Neuman’s work involves various metals, patinas and aging of both the metal and the frames. “Some are found materials, and some are created to look they have many years upon them,” the artist says. “This collection is all done using steel wire to reflect the feeling of winter and the anticipation of spring—they are standing there devoid of leaves naked and bare.”
Most of the frames, which surround the wire trees, are made from reclaimed siding from former homes, an old window, a vintage mirror frame and silhouette to hold a wire tree necklace made of aged copper. “Manipulating the wire into these forms is done with much care so that each piece I create speaks to the viewer and touches him or her in the same way it does me.”
Palumbo, a Quogue resident, has developed a unique style, creating “torn paper paintings” with paper collage on canvas. The work uses printed images pulled from newspapers and other sources, as well as colors applied like brushstrokes to the overall composition. “I was introduced to the Japanese art of chigiri-e about 20 years ago after seeing small collages made of rice and washi papers at a colleague’s home. I was instantly drawn to them,” Palumbo says.
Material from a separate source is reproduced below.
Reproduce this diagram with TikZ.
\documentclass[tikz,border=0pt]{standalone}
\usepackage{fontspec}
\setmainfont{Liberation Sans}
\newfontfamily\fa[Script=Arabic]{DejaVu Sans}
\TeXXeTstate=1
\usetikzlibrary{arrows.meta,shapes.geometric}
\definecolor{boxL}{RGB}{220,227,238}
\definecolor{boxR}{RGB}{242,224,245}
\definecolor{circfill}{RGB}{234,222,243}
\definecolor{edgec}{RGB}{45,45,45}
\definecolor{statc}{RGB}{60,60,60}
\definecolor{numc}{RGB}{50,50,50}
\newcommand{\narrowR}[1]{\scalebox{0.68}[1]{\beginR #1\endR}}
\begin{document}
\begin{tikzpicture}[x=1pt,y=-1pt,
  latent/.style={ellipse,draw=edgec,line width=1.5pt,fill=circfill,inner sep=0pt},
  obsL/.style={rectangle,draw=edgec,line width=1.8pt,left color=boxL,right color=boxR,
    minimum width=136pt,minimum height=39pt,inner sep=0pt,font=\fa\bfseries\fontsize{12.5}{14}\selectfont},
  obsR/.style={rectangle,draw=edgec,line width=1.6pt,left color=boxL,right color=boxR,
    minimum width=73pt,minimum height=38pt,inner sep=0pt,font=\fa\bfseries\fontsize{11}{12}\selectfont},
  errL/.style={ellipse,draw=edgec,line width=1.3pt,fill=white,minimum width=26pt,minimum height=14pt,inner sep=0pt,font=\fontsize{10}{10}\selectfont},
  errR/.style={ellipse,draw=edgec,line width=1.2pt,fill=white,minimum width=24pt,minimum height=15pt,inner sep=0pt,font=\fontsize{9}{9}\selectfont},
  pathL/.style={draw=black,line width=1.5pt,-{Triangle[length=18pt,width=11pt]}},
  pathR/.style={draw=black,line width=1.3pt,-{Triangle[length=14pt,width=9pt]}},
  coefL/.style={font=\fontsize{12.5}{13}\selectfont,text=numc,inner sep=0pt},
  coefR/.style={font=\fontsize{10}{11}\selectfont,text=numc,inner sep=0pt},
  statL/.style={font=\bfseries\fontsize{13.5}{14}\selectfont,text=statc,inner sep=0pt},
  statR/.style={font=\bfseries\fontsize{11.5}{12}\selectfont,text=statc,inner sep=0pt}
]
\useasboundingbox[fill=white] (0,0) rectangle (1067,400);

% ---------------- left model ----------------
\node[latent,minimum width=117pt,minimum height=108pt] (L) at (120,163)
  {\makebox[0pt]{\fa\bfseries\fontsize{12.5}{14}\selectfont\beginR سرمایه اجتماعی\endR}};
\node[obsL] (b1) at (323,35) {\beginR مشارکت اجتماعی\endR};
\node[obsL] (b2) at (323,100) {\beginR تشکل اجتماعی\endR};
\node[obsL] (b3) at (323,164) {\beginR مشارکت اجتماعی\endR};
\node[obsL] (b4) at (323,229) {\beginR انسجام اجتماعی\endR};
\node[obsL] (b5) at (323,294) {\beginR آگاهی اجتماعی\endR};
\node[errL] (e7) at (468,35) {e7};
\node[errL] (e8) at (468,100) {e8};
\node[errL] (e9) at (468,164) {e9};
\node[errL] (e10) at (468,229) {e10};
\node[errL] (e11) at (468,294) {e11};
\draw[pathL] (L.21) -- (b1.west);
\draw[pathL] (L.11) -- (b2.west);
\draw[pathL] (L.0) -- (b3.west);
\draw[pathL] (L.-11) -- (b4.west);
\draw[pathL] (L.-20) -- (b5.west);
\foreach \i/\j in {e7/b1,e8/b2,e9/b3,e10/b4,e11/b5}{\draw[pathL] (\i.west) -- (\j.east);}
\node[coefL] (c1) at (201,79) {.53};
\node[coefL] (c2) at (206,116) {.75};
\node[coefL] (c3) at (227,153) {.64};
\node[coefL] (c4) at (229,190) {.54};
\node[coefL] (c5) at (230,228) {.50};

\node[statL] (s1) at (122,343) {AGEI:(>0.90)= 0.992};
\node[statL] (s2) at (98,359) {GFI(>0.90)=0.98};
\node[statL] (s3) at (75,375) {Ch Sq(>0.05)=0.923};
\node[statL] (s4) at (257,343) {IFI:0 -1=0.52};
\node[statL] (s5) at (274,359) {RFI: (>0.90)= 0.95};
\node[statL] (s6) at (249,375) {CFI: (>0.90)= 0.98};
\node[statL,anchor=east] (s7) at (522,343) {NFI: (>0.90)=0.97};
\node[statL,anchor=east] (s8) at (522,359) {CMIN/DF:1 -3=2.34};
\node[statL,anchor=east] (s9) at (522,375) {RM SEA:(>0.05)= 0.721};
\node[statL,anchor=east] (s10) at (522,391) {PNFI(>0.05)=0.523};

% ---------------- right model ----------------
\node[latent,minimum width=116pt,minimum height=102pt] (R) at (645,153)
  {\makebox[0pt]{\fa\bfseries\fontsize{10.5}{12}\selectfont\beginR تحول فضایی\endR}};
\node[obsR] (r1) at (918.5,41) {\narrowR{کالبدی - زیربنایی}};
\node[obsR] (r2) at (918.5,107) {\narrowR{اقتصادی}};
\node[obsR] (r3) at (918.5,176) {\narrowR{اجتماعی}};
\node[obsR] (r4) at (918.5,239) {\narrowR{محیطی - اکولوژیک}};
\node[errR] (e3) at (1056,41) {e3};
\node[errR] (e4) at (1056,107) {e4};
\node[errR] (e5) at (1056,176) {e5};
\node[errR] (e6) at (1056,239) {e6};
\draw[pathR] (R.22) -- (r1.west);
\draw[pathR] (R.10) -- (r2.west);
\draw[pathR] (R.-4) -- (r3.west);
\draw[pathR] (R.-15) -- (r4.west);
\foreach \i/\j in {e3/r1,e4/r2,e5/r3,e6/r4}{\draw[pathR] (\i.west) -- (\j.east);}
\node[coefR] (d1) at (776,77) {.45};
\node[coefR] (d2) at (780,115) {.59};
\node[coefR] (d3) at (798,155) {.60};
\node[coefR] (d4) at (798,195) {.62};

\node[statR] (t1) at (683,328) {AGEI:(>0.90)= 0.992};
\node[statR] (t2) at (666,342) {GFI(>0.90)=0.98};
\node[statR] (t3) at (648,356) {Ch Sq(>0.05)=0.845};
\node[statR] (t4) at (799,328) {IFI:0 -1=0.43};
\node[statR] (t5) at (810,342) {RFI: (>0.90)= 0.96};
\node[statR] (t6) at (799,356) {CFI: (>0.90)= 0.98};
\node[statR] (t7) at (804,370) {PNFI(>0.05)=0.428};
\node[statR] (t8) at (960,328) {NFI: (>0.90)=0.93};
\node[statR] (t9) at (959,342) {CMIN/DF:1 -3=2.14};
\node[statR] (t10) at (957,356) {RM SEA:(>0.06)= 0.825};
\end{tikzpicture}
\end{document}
“I like the idea of working with paper. Paper is organic. It lives and breathes. It tells me, during the process of tearing and pasting, where it wants to live on the canvas and what it wants to be,” the artist continues. “At times it is frustratingly thin, temperamental and shy—at other times, bold, thick and unbending—but there is always a unique dimension that it brings to my vision, a dimension that paints or pencil simply cannot [replicate].”
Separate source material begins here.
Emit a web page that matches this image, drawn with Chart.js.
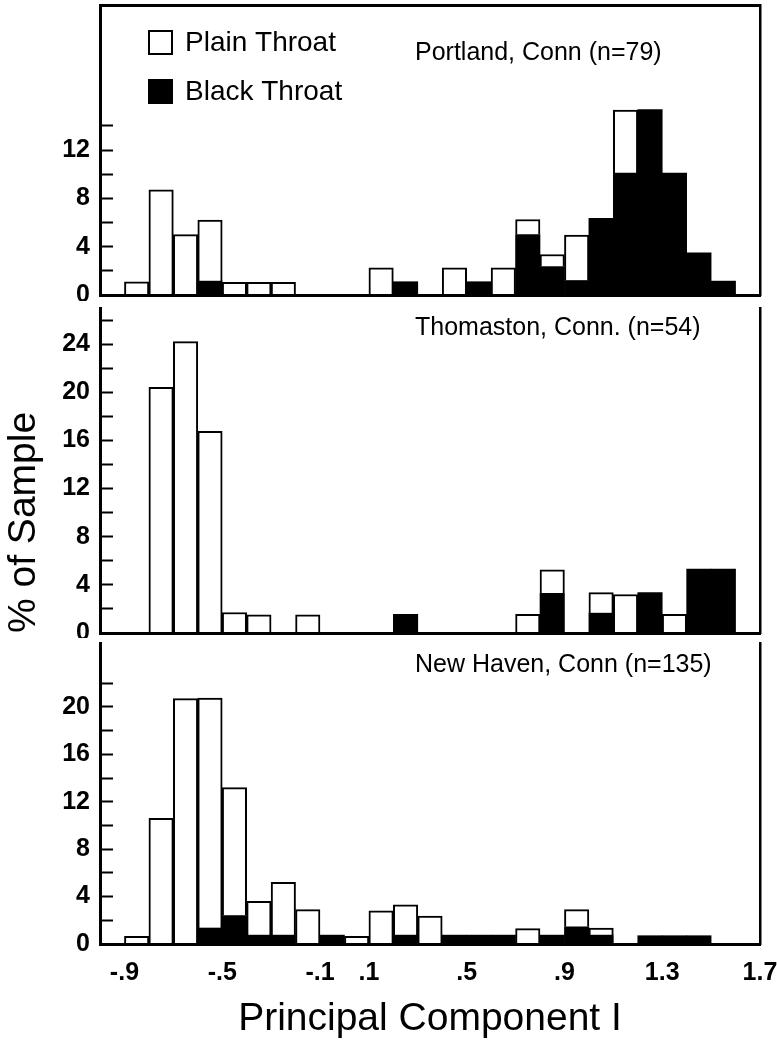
<!DOCTYPE html>
<html><head><meta charset="utf-8">
<script src="https://cdn.jsdelivr.net/npm/chart.js@4.4.1/dist/chart.umd.min.js"></script>
<style>
html,body{margin:0;padding:0;background:#fff;}
#wrap{position:relative;width:777px;height:1043px;overflow:hidden;}
.panel{position:absolute;left:0;width:777px;}
</style></head><body>
<div id="wrap">
  <div class="panel" style="top:0;height:301px"><canvas id="c1"></canvas></div>
  <div class="panel" style="top:301px;height:337px"><canvas id="c2"></canvas></div>
  <div class="panel" style="top:638px;height:405px"><canvas id="c3"></canvas></div>
</div>
<script>
// ---------- data ----------
const binCenters = [-0.95,-0.85,-0.75,-0.65,-0.55,-0.45,-0.35,-0.25,-0.15,-0.05,0.05,0.15,0.25,0.35,0.45,0.55,0.65,0.75,0.85,0.95,1.05,1.15,1.25,1.35,1.45,1.55,1.65];
const xTickValues = [-0.9,-0.5,-0.1,0.1,0.5,0.9,1.3,1.7];
const xTickLabels = ['-.9','-.5','-.1','.1','.5','.9','1.3','1.7'];
const seriesNames = ['Black Throat','Plain Throat'];
const panelTitles = ['Portland, Conn (n=79)','Thomaston, Conn. (n=54)','New Haven, Conn (n=135)'];

const portlandBlack = [0,0,0,0,1.15,0,0,0,0,0,0,0,1.1,0,0,1.1,0,5.0,2.35,1.2,6.35,10.1,15.35,10.1,3.5,1.15,0];
const portlandPlain = [0,1.1,8.7,5.0,5.05,1.05,1.05,1.05,0,0,0,2.25,0,0,2.25,0,2.25,1.25,1.0,3.75,0,5.2,0,0,0,0,0];

const thomastonBlack = [0,0,0,0,0,0,0,0,0,0,0,0,1.55,0,0,0,0,0,3.3,0,1.65,0,3.35,0,5.3,5.3,0];
const thomastonPlain = [0,0,20.4,24.2,16.75,1.7,1.5,0,1.5,0,0,0,0,0,0,0,0,1.55,1.95,0,1.7,3.2,0,1.55,0,0,0];

const newHavenBlack = [0,0,0,0,1.35,2.4,0.75,0.75,0,0.75,0,0,0.75,0,0.75,0.75,0.75,0,0.75,1.45,0.75,0,0.7,0.7,0.7,0,0];
const newHavenPlain = [0,0.65,10.6,20.7,19.4,10.8,2.85,4.45,2.9,0,0.65,2.8,2.55,2.35,0,0,0,1.3,0,1.45,0.6,0,0,0,0,0,0];

const yTicksPortland = [0,2,4,6,8,10,12,14];
const yTicksThomaston = [0,2,4,6,8,10,12,14,16,18,20,22,24,26];
const yTicksNewHaven = [0,2,4,6,8,10,12,14,16,18,20,22];

// ---------- drawing ----------
const FONT = '"Liberation Sans", Arial, Helvetica, sans-serif';

function toPoints(vals){ return binCenters.map((x,i)=>({x:x, y:vals[i]})); }

function noPad(s) { s.paddingTop = 0; s.paddingBottom = 0; s.paddingLeft = 0; s.paddingRight = 0; }

const panelPlugin = {
  id: 'panelText',
  afterDatasetsDraw(chart, args, o) {
    const {ctx, chartArea} = chart;
    ctx.save();
    ctx.fillStyle = '#000';
    ctx.textBaseline = 'middle';
    ctx.textAlign = 'left';
    ctx.font = '25px ' + FONT;
    ctx.fillText(o.title, chartArea.left + o.dx, chartArea.top + o.dy);
    if (o.legend) {
      const items = chart.data.datasets.slice().reverse();
      ctx.font = '28px ' + FONT;
      items.forEach((ds, i) => {
        const bx = chartArea.left + 48, by = chartArea.top + 25 + i * 49;
        ctx.fillStyle = ds.backgroundColor;
        ctx.fillRect(bx, by, 25, 25);
        ctx.lineWidth = 2;
        ctx.strokeStyle = '#000';
        ctx.strokeRect(bx + 1, by + 1, 23, 23);
        ctx.fillStyle = '#000';
        ctx.fillText(ds.label, bx + 37, by + 13);
      });
    }
    ctx.restore();
  }
};

function makeChart(id, o) {
  const scales = {
    x: {
      type: 'linear', min: -1.0, max: 1.7, offset: false, stacked: true, position: 'bottom',
      afterBuildTicks: s => { s.ticks = xTickValues.map(v => ({value: v})); },
      afterFit: s => { s.height = o.xHeight; noPad(s); },
      grid: {display: false, drawTicks: false},
      border: {display: true, color: '#000', width: 3, z: 1},
      ticks: {display: o.showX, autoSkip: false, maxRotation: 0, padding: 14, color: '#000',
              font: {family: FONT, size: 25, weight: 'bold'},
              callback: (v, i) => xTickLabels[i]},
      title: {display: o.showX, text: 'Principal Component I', color: '#000',
              font: {family: FONT, size: 39}, padding: {top: 0, bottom: 0}}
    },
    y: {
      type: 'linear', min: 0, max: o.yMax, stacked: true, position: 'left',
      afterBuildTicks: s => { s.ticks = o.yTicks.map(v => ({value: v})); },
      afterFit: s => { s.width = 100; noPad(s); },
      grid: {display: true, drawOnChartArea: false, drawTicks: true, tickLength: -13,
             tickWidth: 2, tickColor: '#000', color: '#000'},
      border: {display: true, color: '#000', width: 3, z: 1},
      ticks: {autoSkip: false, padding: 23, color: '#000',
              font: {family: FONT, size: 25, weight: 'bold'},
              callback: v => (v % 4 === 0 ? String(v) : '')},
      title: {display: !!o.yTitle, text: o.yTitle || '', align: 'start', color: '#000',
              font: {family: FONT, size: 39}, padding: {top: 1, bottom: 0}}
    },
    yRight: {
      type: 'linear', position: 'right',
      afterFit: s => { s.width = 17; noPad(s); },
      grid: {display: false, drawTicks: false},
      ticks: {display: false},
      border: {display: true, color: '#000', width: 2.5, z: 1}
    }
  };
  if (o.topBorder) {
    scales.xTop = {
      type: 'linear', position: 'top',
      afterFit: s => { s.height = 5; noPad(s); },
      grid: {display: false, drawTicks: false},
      ticks: {display: false},
      border: {display: true, color: '#000', width: 3, z: 1}
    };
  }
  return new Chart(document.getElementById(id), {
    type: 'bar',
    data: {
      datasets: [
        {label: seriesNames[0], data: toPoints(o.black), backgroundColor: '#000', borderWidth: 0,
         stack: 's', xAxisID: 'x', yAxisID: 'y', barPercentage: 1, categoryPercentage: 1},
        {label: seriesNames[1], data: toPoints(o.plain), backgroundColor: '#fff', borderColor: '#000', borderWidth: 2,
         stack: 's', xAxisID: 'x', yAxisID: 'y', barPercentage: 1, categoryPercentage: 1}
      ]
    },
    options: {
      responsive: true, maintainAspectRatio: false, animation: false, devicePixelRatio: 1,
      layout: {padding: {top: o.padTop, left: 0, right: 0, bottom: 0}},
      plugins: {
        legend: {display: false}, tooltip: {enabled: false},
        panelText: {title: o.title, dx: 315, dy: o.titleDy, legend: !!o.legend}
      },
      scales: scales
    },
    plugins: [panelPlugin]
  });
}

makeChart('c1', {black: portlandBlack, plain: portlandPlain, yTicks: yTicksPortland, yMax: 24,
  xHeight: 6, padTop: 0, topBorder: true, showX: false, title: panelTitles[0], titleDy: 48, legend: true});
makeChart('c2', {black: thomastonBlack, plain: thomastonPlain, yTicks: yTicksThomaston, yMax: 27,
  xHeight: 5, padTop: 7, showX: false, title: panelTitles[1], titleDy: 20, yTitle: '% of Sample'});
makeChart('c3', {black: newHavenBlack, plain: newHavenPlain, yTicks: yTicksNewHaven, yMax: 25.4,
  xHeight: 99, padTop: 5, showX: true, title: panelTitles[2], titleDy: 22});
</script>
</body></html>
Incorporating the torn newsprint and newspaper photos into the classic Japanese papers, Palumbo deconstructs and then reconstructs them to change the original intent and meaning. “There is a definite energy that releases during the process of tearing and shredding the paper, which dictates its ultimate rearrangement onto the canvas,” Palumbo says. “I want the viewer to feel this energy, to put their hand on the surface of the piece and feel the paper breathe along with them—to be able, without even looking, to know the story that is being told.”
Made over the past year, Palumbo’s works on view range from landscape to figurative and incorporate both abstract and cubist elements, along with social commentary in some instances.
Exhibitions like this one at the Rosalie Dimon Gallery are a joint effort between East End Arts and the Jamesport Manor Inn. The show is on view Wednesdays to Sundays, 11:30 a.m.–9:30 p.m. during lunch and dinner service. Jamesport Manor will be closed January 1–26, 2019.